INSTRUCTION ▸ Return each line of the listing that contains the string "diagram".

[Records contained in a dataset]

────────────────────────────────────────

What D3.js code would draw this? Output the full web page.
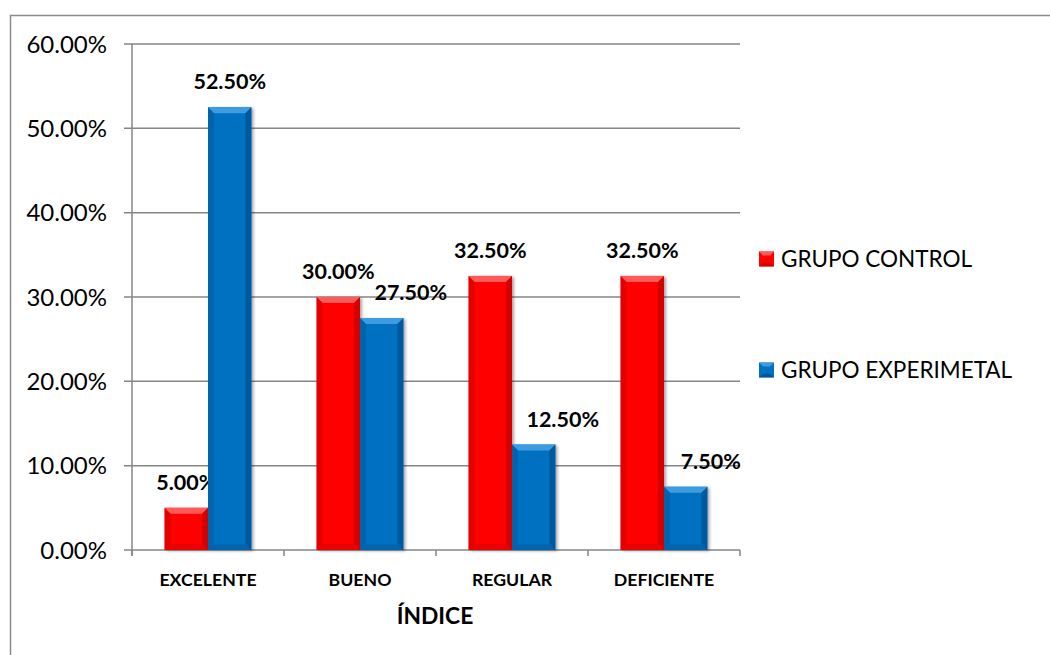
<!DOCTYPE html>
<html><head><meta charset="utf-8">
<script src="https://cdn.jsdelivr.net/npm/d3@7"></script>
<style>body{margin:0;background:#fff}svg{display:block}</style>
</head><body>
<script>
const categories = ["EXCELENTE","BUENO","REGULAR","DEFICIENTE"];
const series = ["GRUPO CONTROL","GRUPO EXPERIMETAL"];
const control = [5.0, 30.0, 32.5, 32.5];
const experimental = [52.5, 27.5, 12.5, 7.5];
const yTicks = [0,10,20,30,40,50,60];
const xTitle = "ÍNDICE";

const W=1050,H=655;
const svg=d3.select("body").append("svg").attr("width",W).attr("height",H);
const font="Lato, 'Open Sans', sans-serif";
const colors=["#FF0000","#0070C0"];
const light=["#FF5a5a","#3D9BE0"];
const dark=["#D40000","#005A9E"];
const darker=["#B80000","#004A86"];

const defs=svg.append("defs");
const f=defs.append("filter").attr("id","sh").attr("x","-20%").attr("y","-20%").attr("width","150%").attr("height","150%");
f.append("feDropShadow").attr("dx",2).attr("dy",1).attr("stdDeviation",1.5).attr("flood-color","#000").attr("flood-opacity",0.35);

// outer border
svg.append("rect").attr("x",10.5).attr("y",15.5).attr("width",1100).attr("height",700)
  .attr("fill","none").attr("stroke","#8c8c8c").attr("stroke-width",1.5);

const x0=d3.scaleBand().domain(categories).range([132,740]);
const x1=d3.scaleBand().domain(series).range([0,x0.bandwidth()]).paddingInner(0).paddingOuter(0.75);
const y=d3.scaleLinear().domain([0,60]).range([550,44]);

const gridCol="#868686";
svg.append("g").selectAll("line").data(yTicks).join("line")
  .attr("x1",124).attr("x2",740).attr("y1",d=>y(d)).attr("y2",d=>y(d))
  .attr("stroke",gridCol).attr("stroke-width",1.5);
svg.append("line").attr("x1",132).attr("x2",132).attr("y1",44).attr("y2",556).attr("stroke",gridCol).attr("stroke-width",1.5);
const bounds=categories.map(c=>x0(c)).concat([740]);
svg.append("g").selectAll("line").data(bounds).join("line")
  .attr("x1",d=>d).attr("x2",d=>d).attr("y1",550).attr("y2",556).attr("stroke",gridCol).attr("stroke-width",1.5);

svg.append("g").selectAll("text").data(yTicks).join("text")
  .attr("x",107).attr("y",d=>y(d)).attr("dy","0.36em").attr("text-anchor","end")
  .attr("font-family",font).attr("font-size",24).attr("fill","#000")
  .text(d=>d3.format(".2f")(d)+"%");

const data=[];
categories.forEach((c,i)=>{
  data.push({c,s:0,v:control[i],i});
  data.push({c,s:1,v:experimental[i],i});
});
const bv=6;
const bars=svg.append("g").selectAll("g").data(data).join("g")
  .attr("transform",d=>`translate(${x0(d.c)+x1(series[d.s])},0)`);
const bw=x1.bandwidth();
bars.append("rect").attr("x",0).attr("y",d=>y(d.v)).attr("width",bw).attr("height",d=>550-y(d.v))
  .attr("fill",d=>colors[d.s]).attr("filter","url(#sh)");
bars.append("path").attr("fill",d=>light[d.s]).attr("d",d=>{const t=y(d.v);return `M0,${t}L${bw},${t}L${bw-bv},${t+bv}L${bv},${t+bv}Z`;});
bars.append("path").attr("fill",d=>dark[d.s]).attr("opacity",0.6).attr("d",d=>{const t=y(d.v);return `M0,${t}L${bv},${t+bv}L${bv},${550-bv}L0,550Z`;});
bars.append("path").attr("fill",d=>darker[d.s]).attr("opacity",0.6).attr("d",d=>{const t=y(d.v);return `M${bw},${t}L${bw-bv},${t+bv}L${bw-bv},${550-bv}L${bw},550Z`;});
bars.append("path").attr("fill",d=>dark[d.s]).attr("opacity",0.5).attr("d",d=>{const t=y(d.v);return `M0,550L${bv},${550-bv}L${bw-bv},${550-bv}L${bw},550Z`;});

const labelShift=[[0,0,0,0],[0,29,29,25]];
bars.append("text").attr("x",d=>bw/2+labelShift[d.s][d.i]).attr("y",d=>y(d.v)-18)
  .attr("text-anchor","middle").attr("font-family",font).attr("font-weight","bold").attr("font-size",21.5)
  .text(d=>d3.format(".2f")(d.v)+"%");

svg.append("g").selectAll("text").data(categories).join("text")
  .attr("x",d=>x0(d)+x0.bandwidth()/2).attr("y",586).attr("text-anchor","middle")
  .attr("font-family",font).attr("font-weight","bold").attr("font-size",17.7).text(d=>d);
svg.append("text").attr("x",435).attr("y",624).attr("text-anchor","middle")
  .attr("font-family",font).attr("font-weight","bold").attr("font-size",22.8).text(xTitle);

const lg=svg.append("g").selectAll("g").data(series).join("g")
  .attr("transform",(d,i)=>`translate(759,${259+i*111})`);
lg.append("rect").attr("x",0).attr("y",-7.5).attr("width",15).attr("height",15).attr("fill",(d,i)=>colors[i]);
lg.append("path").attr("fill",(d,i)=>light[i]).attr("d","M0,-7.5L15,-7.5L11,-3.5L4,-3.5Z");
lg.append("path").attr("fill",(d,i)=>darker[i]).attr("opacity",0.6).attr("d","M0,7.5L4,3.5L11,3.5L15,7.5Z");
lg.append("text").attr("x",22).attr("y",0).attr("dy","0.36em").attr("font-family",font).attr("font-size",22.5).text(d=>d);
</script>
</body></html>
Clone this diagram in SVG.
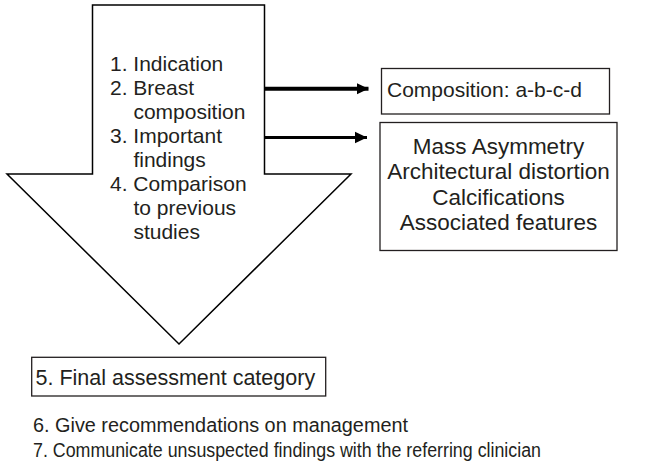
<svg xmlns="http://www.w3.org/2000/svg" width="645" height="463" viewBox="0 0 645 463">
<style>
text{font-family:"Liberation Sans",Arial,sans-serif;fill:#231f20;font-size:21px}
.box{fill:#fff;stroke:#231f20;stroke-width:1.3}
.conn{stroke:#000;fill:none}
.f{font-size:22.5px}
.b{font-size:20px}
</style>
<defs>
<marker id="ah" markerUnits="userSpaceOnUse" markerWidth="13" markerHeight="13" viewBox="0 0 13 13" refX="12" refY="6.5" orient="auto">
<path d="M0,0.8 L12,6.5 L0,12.2 Z" fill="#000"/>
</marker>
</defs>
<rect width="645" height="463" fill="#fff"/>
<g id="main-arrow">
<polygon points="92.5,5 264.5,5 264.5,174 351,174 179,344 7,174 92.5,174" fill="#fff" stroke="#000" stroke-width="1.5" stroke-linejoin="miter"/>
<text x="110" y="70.7">1. Indication</text>
<text x="110" y="94.7">2. Breast</text>
<text x="133.4" y="118.7">composition</text>
<text x="110" y="142.7">3. Important</text>
<text x="133.4" y="166.7">findings</text>
<text x="110" y="190.7">4. Comparison</text>
<text x="133.4" y="214.7">to previous</text>
<text x="133.4" y="238.7">studies</text>
</g>
<g id="connectors">
<line class="conn" x1="264.5" y1="88.7" x2="368.5" y2="88.7" stroke-width="4" marker-end="url(#ah)"/>
<line class="conn" x1="264.5" y1="137.5" x2="367" y2="137.5" stroke-width="3" marker-end="url(#ah)"/>
</g>
<g id="composition-box">
<rect class="box" x="381.5" y="68.5" width="228" height="45.5"/>
<text x="387" y="96.5">Composition: a-b-c-d</text>
</g>
<g id="findings-box">
<rect class="box" x="380" y="122.5" width="237" height="128"/>
<text class="f" x="498.5" y="153.5" text-anchor="middle">Mass Asymmetry</text>
<text class="f" x="498.5" y="179" text-anchor="middle">Architectural distortion</text>
<text class="f" x="498.5" y="204.5" text-anchor="middle">Calcifications</text>
<text class="f" x="498.5" y="230" text-anchor="middle">Associated features</text>
</g>
<g id="assessment-box">
<rect class="box" x="31.7" y="357.3" width="294" height="38.7"/>
<text x="35.5" y="384.5" style="font-size:21.5px">5. Final assessment category</text>
</g>
<g id="recommendations">
<text class="b" x="33" y="432" textLength="375" lengthAdjust="spacingAndGlyphs">6. Give recommendations on management</text>
<text class="b" x="33" y="457" textLength="508" lengthAdjust="spacingAndGlyphs">7. Communicate unsuspected findings with the referring clinician</text>
</g>
</svg>
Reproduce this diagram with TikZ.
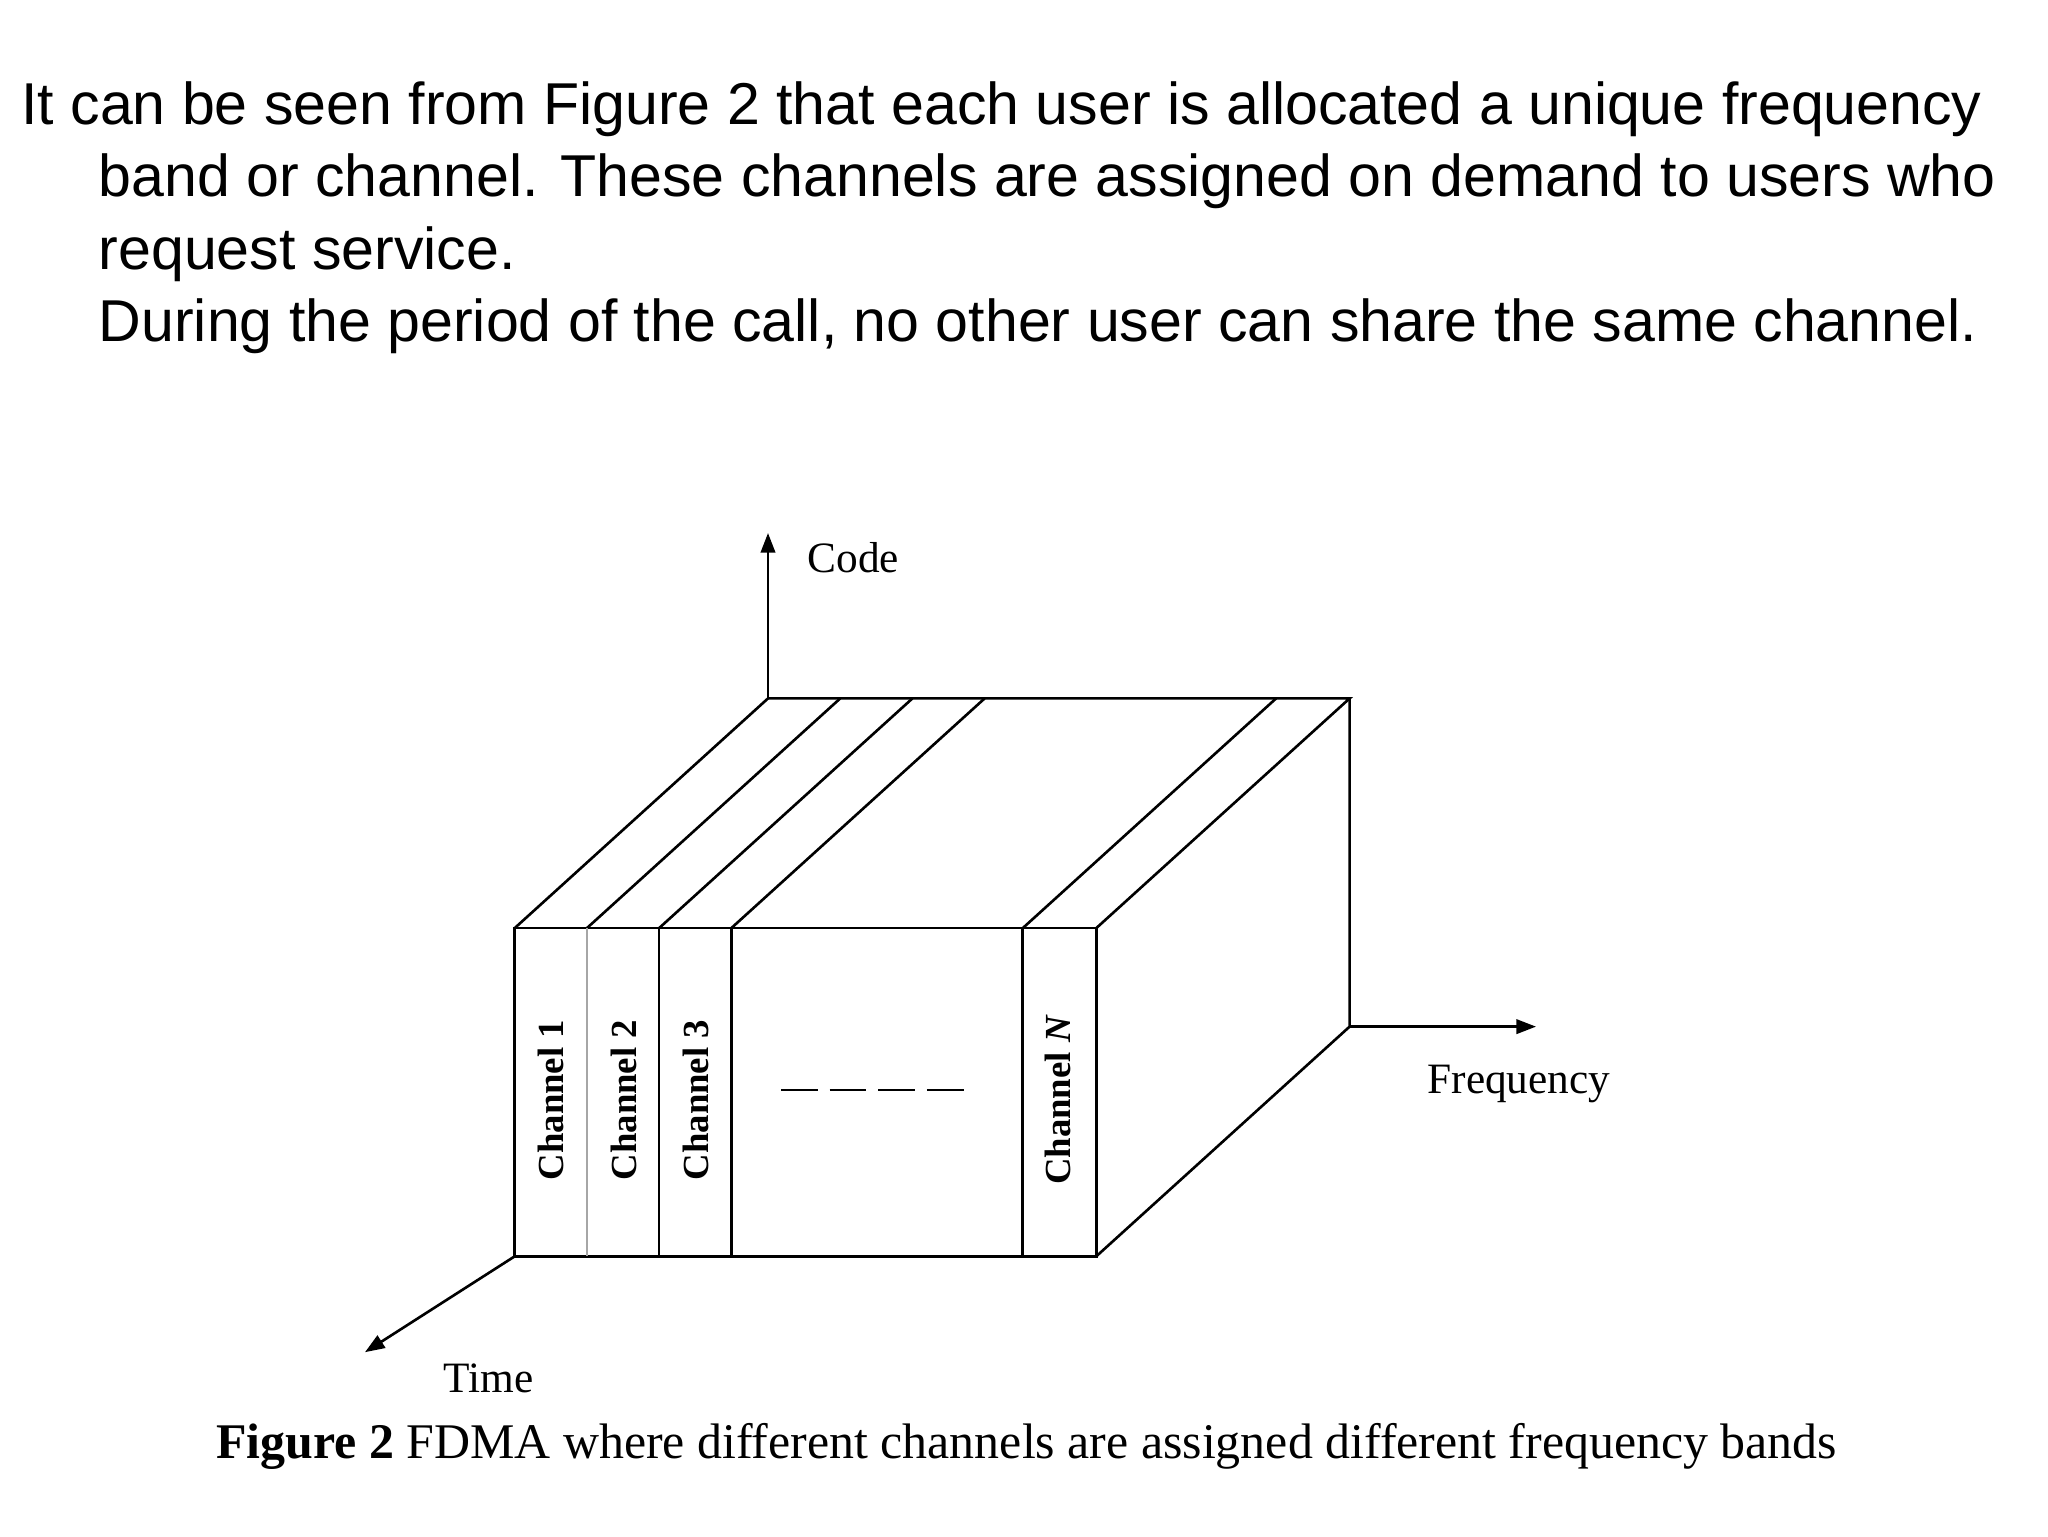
\documentclass[tikz,border=0pt]{standalone}
\usepackage{fontspec}
\setmainfont{Liberation Serif}
\newfontfamily\sansf{Liberation Sans}
\usetikzlibrary{arrows.meta}
\begin{document}
\begin{tikzpicture}[x=1pt,y=-1pt,
  edge/.style={line width=2pt,line join=miter},
  axis/.style={line width=2pt,-{Triangle[length=15pt,width=11pt]}},
  para/.style={anchor=base west,inner sep=0,font=\sansf\fontsize{45}{52}\selectfont},
  chlab/.style={rotate=90,inner sep=0,font=\bfseries\fontsize{28}{30}\selectfont},
  axlab/.style={inner sep=0,font=\fontsize{33}{36}\selectfont}]
\useasboundingbox (0,0) rectangle (1560,1170);
\node[para] (l1) at (16,95) {It can be seen from Figure 2 that each user is allocated a unique frequency};
\node[para] (l2) at (75,150) {band or channel. These channels are assigned on demand to users who};
\node[para] (l3) at (75,205) {request service.};
\node[para] (l4) at (75,260) {During the period of the call, no other user can share the same channel.};
% box
\coordinate (ftl) at (392,707); \coordinate (ftr) at (835,707);
\coordinate (fbl) at (392,957); \coordinate (fbr) at (835,957);
\coordinate (btl) at (585,532); \coordinate (btr) at (1028,532);
\coordinate (bbr) at (1028,782);
\draw[edge] (ftl) rectangle (fbr);
\draw[edge] (ftl) -- (btl) -- (btr) -- (ftr);
\draw[edge] (btr) -- (bbr) -- (fbr);
\foreach \x in {447,502,557,779}{
  \draw[edge] (\x,707) -- (\x,957);
  \draw[edge] (\x,707) -- (\x+193,532);
}
\draw[gray!70,line width=1.5pt] (447,707) -- (447,957);
% axes
\coordinate (codeend) at (585,406);
\coordinate (freqend) at (1170,782);
\coordinate (timeend) at (278,1030);
\draw[axis] (btl) -- (codeend);
\draw[axis] (bbr) -- (freqend);
\draw[axis] (fbl) -- (timeend);
\node[axlab] (code) at (650,425) {Code};
\node[axlab] (freq) at (1157,826) {Frequency};
\node[axlab] (time) at (372,1050) {Time};
% channel labels
\node[chlab] (c1) at (420,838) {Channel 1};
\node[chlab] (c2) at (475,838) {Channel 2};
\node[chlab] (c3) at (530,838) {Channel 3};
\node[chlab] (cn) at (806,838) {Channel \textit{N}};
\foreach \x in {595,632,669,706}{\draw[line width=1.5pt] (\x,830) -- (\x+28,830);}
% caption
\node[inner sep=0,font=\fontsize{38}{40}\selectfont] (cap) at (782,1102) {\textbf{Figure 2} FDMA where different channels are assigned different frequency bands};
\end{tikzpicture}
\end{document}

────────────────────────────────────────

REPLY TO THE TASK ▸
Clone this diagram in SVG.
Reproduce this diagram with TikZ.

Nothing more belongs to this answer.